According to Today’s Zaman, a moderate newspaper from Turkey:

Renowned pianist and composer Fazıl Say will compose a ballet piece for the romantic and tragic love story referenced in legends of Akhtamar Island in the eastern Anatolian province of Van. Say, with this piece, intends to create an international project in which 100 Turkish and 100 Armenian dancers will take to the stage together in the performance of the work.

With an intent to bring Armenians and Turks closer to reconciliation, the project at its face needs to be applauded. 

 Moreover, the fact that Today’s Zaman now consistently uses the historically correct name for the Armenian island – Akhtamar – as opposed to the distorted Turkish “Akdamar” is a sign of progress.  

But what makes me uncomfortable is the following:

The Akhtamar legend, which is considered the origin of the name of the island, is about Tamara, the beautiful daughter of the clergyman residing on the island.
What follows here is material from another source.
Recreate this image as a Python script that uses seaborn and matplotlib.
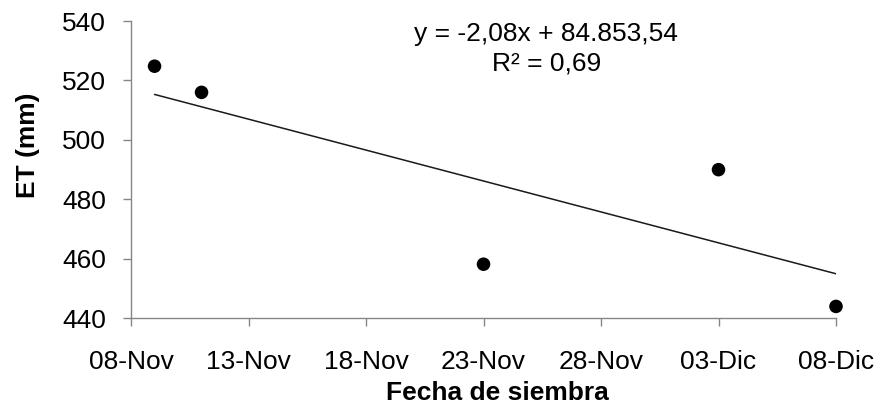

According to the legend, Tamara fell in love with a Muslim shepherd from a nearby village. Every night, the shepherd would swim to the island in order to meet Tamara. To show her location to him, Tamara would light a candle at night. Having learned of his daughter’s love affair, the clergyman lit a candle on a stormy night and went down to the coast, but he frequently changed his location to exhaust the shepherd. Finally, the young boy drowned, but he shouted in his last breath, “Oh Tamara.” The girl heard his last shout, and she, too, committed suicide, throwing herself in the lake. The island’s name is said to come from the boy’s last words, “Oh Tamara.”

I am not uncomfortable about a Muslim and Christian getting married, but the tradition about the name “Akhtamar” doesn’t scientifically explain the epitology of the term which many scholars rightly argue should be written as Aghtamar. 
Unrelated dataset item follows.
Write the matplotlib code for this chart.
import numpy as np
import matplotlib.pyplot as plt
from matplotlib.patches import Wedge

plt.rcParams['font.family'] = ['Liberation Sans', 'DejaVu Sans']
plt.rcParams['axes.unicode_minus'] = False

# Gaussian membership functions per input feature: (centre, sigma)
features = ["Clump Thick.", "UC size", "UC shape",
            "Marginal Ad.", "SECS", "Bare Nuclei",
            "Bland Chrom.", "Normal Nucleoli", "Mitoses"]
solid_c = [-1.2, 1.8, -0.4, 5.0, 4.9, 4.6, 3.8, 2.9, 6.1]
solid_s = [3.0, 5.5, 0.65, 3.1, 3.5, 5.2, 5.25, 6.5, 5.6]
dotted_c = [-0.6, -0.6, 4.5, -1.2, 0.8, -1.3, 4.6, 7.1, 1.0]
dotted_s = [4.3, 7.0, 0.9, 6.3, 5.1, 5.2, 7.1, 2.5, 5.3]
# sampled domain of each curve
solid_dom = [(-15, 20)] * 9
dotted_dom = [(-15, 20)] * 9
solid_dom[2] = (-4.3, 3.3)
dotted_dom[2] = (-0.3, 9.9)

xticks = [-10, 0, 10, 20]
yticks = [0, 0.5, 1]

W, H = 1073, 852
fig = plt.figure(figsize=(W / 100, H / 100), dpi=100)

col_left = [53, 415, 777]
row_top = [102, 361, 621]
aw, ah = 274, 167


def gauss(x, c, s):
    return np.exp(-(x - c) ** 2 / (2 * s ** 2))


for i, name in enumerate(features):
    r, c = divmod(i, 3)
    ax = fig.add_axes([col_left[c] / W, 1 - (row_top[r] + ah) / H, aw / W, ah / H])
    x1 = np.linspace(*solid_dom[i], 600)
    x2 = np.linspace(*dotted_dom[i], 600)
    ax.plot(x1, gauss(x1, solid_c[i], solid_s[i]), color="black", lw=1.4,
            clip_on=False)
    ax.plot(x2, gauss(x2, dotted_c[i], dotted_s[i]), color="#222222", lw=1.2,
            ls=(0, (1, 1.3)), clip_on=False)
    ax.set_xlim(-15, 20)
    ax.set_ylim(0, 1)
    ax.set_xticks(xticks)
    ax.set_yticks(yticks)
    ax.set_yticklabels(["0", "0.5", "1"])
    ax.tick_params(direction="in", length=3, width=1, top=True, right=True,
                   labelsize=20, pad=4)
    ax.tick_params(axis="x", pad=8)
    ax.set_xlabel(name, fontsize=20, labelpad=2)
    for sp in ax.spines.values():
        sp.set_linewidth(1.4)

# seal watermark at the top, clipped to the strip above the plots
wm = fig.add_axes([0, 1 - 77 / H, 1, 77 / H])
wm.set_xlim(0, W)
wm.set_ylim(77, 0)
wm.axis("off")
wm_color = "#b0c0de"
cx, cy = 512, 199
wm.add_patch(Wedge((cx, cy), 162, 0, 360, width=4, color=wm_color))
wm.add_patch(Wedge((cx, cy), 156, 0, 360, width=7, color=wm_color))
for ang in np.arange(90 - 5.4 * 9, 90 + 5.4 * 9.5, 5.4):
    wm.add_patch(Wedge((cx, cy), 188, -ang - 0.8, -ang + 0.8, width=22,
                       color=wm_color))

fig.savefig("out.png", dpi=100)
Whatever the case, the island of Akhtamar was mentioned in Armenian history in the 4th century A.D., centuries before Islam was established.  So this romantic legend about Armenian-Turkish marriage and its name for the island, although poetic, is historically unjust.  I am not sure whether historic distortion is the price for peace.  

The ballet project overall sounds a good one – IF the place of Akhtamar in Armenian history is presented without deliberate distortions for a romantic reconcilliation.